What Blessed Black really excel at is putting ideas reminiscent of Thin Lizzy, UFO, and Iron Maiden into a doom metal context. With a focus on high powered solos, bluesy licks and startlingly good [vocal? guitar?] harmonies, it’s hard not to be charmed. Fans of classic metal will find something to groove along too and doom freaks will embrace the depth of the tone. It’s fun to bop along to what Blessed Black have done here. Across the 7 tracks of Beyond The Crimson Throne, the band manages to impress by building on traditional genre tropes.

Album Review: BLESSED BLACK Beyond The Crimson Throne

The riff-filled fun of the intro of "The Black Gate" shows what this band can do. Meanwhile, the track’s punishingly heavy verse proves that Blessed Black can down tune with the best of them. The band is perhaps most reminiscent of Khemmis with the way they seamlessly marry 70s hard rock with doom. There is simple, elegant poetry to the execution throughout the album and tight, angular playing abounds. The guitar tone used throughout is excellent and contributes to a clear ‘feel’ for the record. Rather than losing themselves in aimless walls of fuzz, Blessed Black focus on guitar harmonies and thudding bass passages. Suffice to say the production is, by and large, excellent. It lends a sense of confident professionalism to the recording that is unusual for a debut record.
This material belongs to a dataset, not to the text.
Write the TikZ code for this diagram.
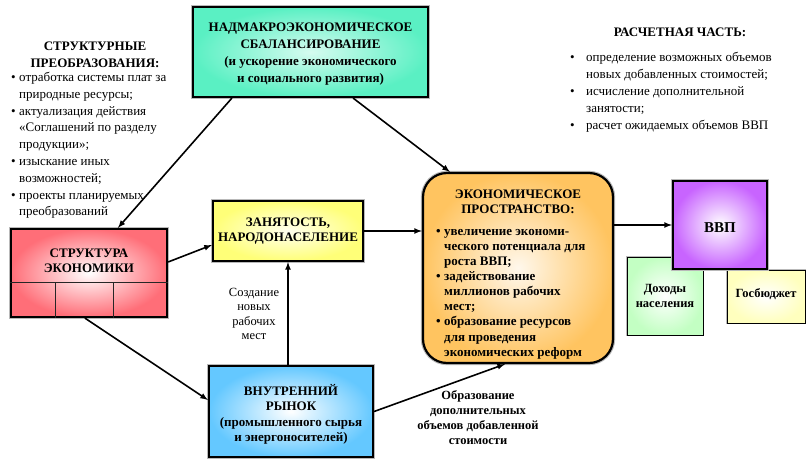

That being said, some of the bridges have a tendency to drag. With songwriting chops this good, the band shouldn’t need to fill out the record with extended jams. This is how a track like "Heavy Is The Crown" stumbles, especially after its promising Thin Lizzy-esque kickoff. Unfortunately "Arioch’s Bargain" suffers a similar fate. Other tracks, like "The Shadows" have unwieldy, overlong intros that detract from an otherwise great song. And although the lively vocals are generally one of the strengths of the album, they are occasionally lacking in polish -something that could have been fixed with a few more takes in the studio.

In some ways, it’s like the first Spirit Adrift record where the potential is clearly there but the band could also be so much more. But that’s the thing – if the record is good enough to be compared to Spirit Adrift then clearly Blessed Black are onto something special! Considering that this is the first record from these Ohio rockers, Beyond The Crimson Throne should be viewed as a great achievement! Blessed Black may not be re-inventing the steel, but Beyond the Crimson Throne is a wonderfully promising debut.